> _Challenge_
Skip the pictures. Set down, word for word, the lines from the start of the material up to and including the line with "rscale = alt.Scale(domain=[0, 100], nice=False)".
##############################
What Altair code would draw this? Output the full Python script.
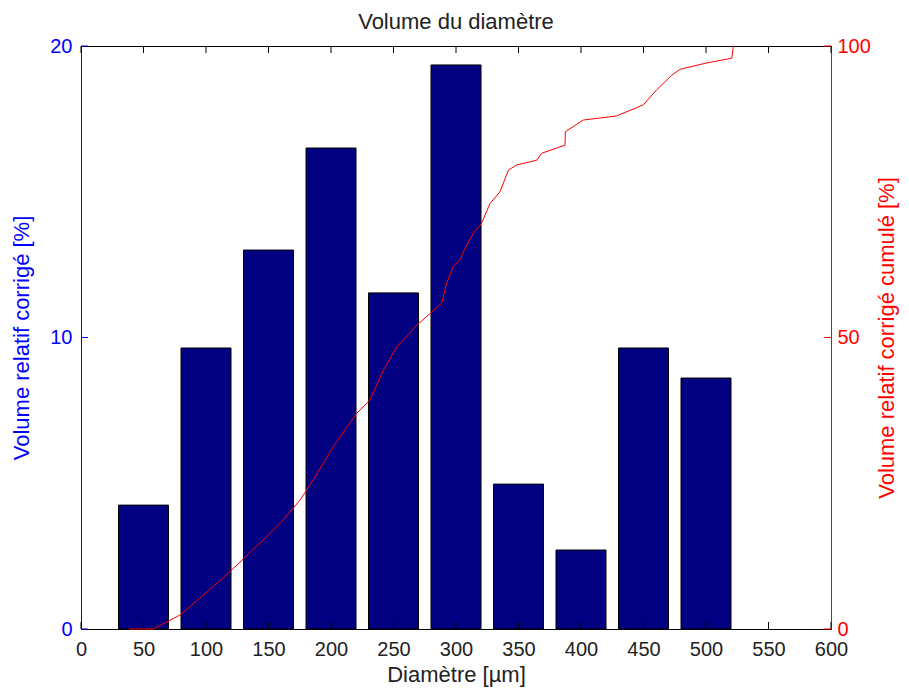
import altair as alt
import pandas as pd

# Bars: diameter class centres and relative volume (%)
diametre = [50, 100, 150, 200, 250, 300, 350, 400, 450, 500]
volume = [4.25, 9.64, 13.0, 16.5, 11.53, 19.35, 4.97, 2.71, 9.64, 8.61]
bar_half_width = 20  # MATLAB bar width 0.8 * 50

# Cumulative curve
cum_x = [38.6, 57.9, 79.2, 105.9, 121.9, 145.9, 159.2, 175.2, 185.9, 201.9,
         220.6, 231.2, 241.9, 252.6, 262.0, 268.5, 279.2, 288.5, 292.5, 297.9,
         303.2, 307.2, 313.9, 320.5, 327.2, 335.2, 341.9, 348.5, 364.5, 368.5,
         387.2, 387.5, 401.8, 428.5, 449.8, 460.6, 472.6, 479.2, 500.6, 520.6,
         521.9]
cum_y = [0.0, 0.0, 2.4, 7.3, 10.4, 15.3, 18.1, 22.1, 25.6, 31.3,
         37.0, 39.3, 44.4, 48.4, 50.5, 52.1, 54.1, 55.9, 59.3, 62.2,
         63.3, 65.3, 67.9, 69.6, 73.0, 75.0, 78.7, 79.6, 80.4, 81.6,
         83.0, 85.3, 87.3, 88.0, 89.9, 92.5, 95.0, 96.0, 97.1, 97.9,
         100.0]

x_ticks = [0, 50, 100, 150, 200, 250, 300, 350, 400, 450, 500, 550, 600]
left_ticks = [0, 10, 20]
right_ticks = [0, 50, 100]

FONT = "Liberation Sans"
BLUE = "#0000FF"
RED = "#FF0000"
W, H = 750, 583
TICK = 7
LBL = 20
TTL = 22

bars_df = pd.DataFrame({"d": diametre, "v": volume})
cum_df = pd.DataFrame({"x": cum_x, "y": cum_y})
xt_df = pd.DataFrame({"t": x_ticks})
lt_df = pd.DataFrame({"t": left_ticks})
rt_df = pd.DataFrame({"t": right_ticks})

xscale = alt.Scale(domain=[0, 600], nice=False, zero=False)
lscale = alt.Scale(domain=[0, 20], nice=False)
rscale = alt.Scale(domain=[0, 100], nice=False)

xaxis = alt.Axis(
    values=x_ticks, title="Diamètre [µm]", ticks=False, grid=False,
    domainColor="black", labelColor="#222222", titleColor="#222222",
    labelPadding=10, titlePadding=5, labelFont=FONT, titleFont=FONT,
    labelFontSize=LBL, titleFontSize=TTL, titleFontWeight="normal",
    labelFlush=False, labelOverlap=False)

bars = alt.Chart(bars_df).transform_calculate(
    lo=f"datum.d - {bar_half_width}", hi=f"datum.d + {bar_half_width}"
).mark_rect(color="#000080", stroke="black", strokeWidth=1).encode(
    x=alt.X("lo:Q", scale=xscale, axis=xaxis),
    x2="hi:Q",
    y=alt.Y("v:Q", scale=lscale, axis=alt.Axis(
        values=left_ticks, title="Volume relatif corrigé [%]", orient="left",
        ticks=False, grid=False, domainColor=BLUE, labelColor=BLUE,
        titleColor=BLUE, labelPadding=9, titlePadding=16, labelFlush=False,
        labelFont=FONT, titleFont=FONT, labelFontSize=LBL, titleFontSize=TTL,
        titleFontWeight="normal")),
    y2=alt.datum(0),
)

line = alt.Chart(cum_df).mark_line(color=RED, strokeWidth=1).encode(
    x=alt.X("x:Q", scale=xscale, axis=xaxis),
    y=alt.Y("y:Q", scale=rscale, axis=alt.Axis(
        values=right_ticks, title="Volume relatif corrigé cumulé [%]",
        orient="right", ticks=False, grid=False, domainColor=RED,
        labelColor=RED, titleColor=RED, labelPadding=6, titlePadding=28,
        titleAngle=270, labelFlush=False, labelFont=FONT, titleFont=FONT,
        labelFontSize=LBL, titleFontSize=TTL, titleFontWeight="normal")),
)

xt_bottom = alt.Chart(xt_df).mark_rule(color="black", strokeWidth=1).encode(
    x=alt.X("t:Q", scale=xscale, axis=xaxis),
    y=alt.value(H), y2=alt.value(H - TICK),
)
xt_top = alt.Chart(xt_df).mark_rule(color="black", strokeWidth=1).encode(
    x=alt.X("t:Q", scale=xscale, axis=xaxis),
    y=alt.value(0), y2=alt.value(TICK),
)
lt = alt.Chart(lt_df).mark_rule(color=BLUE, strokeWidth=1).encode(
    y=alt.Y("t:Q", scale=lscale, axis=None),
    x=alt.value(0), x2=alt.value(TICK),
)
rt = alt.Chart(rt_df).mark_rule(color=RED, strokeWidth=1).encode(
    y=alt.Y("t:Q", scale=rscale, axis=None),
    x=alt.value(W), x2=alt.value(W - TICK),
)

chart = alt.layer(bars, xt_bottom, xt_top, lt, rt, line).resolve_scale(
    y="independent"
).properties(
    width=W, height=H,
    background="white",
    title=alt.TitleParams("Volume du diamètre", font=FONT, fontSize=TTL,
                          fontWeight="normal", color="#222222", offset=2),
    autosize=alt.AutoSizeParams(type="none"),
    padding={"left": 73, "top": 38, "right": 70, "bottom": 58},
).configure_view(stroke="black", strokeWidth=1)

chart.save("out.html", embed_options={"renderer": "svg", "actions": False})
##############################
> _Reply to the task_
What Altair code would draw this? Output the full Python script.
import altair as alt
import pandas as pd

# Bars: diameter class centres and relative volume (%)
diametre = [50, 100, 150, 200, 250, 300, 350, 400, 450, 500]
volume = [4.25, 9.64, 13.0, 16.5, 11.53, 19.35, 4.97, 2.71, 9.64, 8.61]
bar_half_width = 20  # MATLAB bar width 0.8 * 50

# Cumulative curve
cum_x = [38.6, 57.9, 79.2, 105.9, 121.9, 145.9, 159.2, 175.2, 185.9, 201.9,
         220.6, 231.2, 241.9, 252.6, 262.0, 268.5, 279.2, 288.5, 292.5, 297.9,
         303.2, 307.2, 313.9, 320.5, 327.2, 335.2, 341.9, 348.5, 364.5, 368.5,
         387.2, 387.5, 401.8, 428.5, 449.8, 460.6, 472.6, 479.2, 500.6, 520.6,
         521.9]
cum_y = [0.0, 0.0, 2.4, 7.3, 10.4, 15.3, 18.1, 22.1, 25.6, 31.3,
         37.0, 39.3, 44.4, 48.4, 50.5, 52.1, 54.1, 55.9, 59.3, 62.2,
         63.3, 65.3, 67.9, 69.6, 73.0, 75.0, 78.7, 79.6, 80.4, 81.6,
         83.0, 85.3, 87.3, 88.0, 89.9, 92.5, 95.0, 96.0, 97.1, 97.9,
         100.0]

x_ticks = [0, 50, 100, 150, 200, 250, 300, 350, 400, 450, 500, 550, 600]
left_ticks = [0, 10, 20]
right_ticks = [0, 50, 100]

FONT = "Liberation Sans"
BLUE = "#0000FF"
RED = "#FF0000"
W, H = 750, 583
TICK = 7
LBL = 20
TTL = 22

bars_df = pd.DataFrame({"d": diametre, "v": volume})
cum_df = pd.DataFrame({"x": cum_x, "y": cum_y})
xt_df = pd.DataFrame({"t": x_ticks})
lt_df = pd.DataFrame({"t": left_ticks})
rt_df = pd.DataFrame({"t": right_ticks})

xscale = alt.Scale(domain=[0, 600], nice=False, zero=False)
lscale = alt.Scale(domain=[0, 20], nice=False)
rscale = alt.Scale(domain=[0, 100], nice=False)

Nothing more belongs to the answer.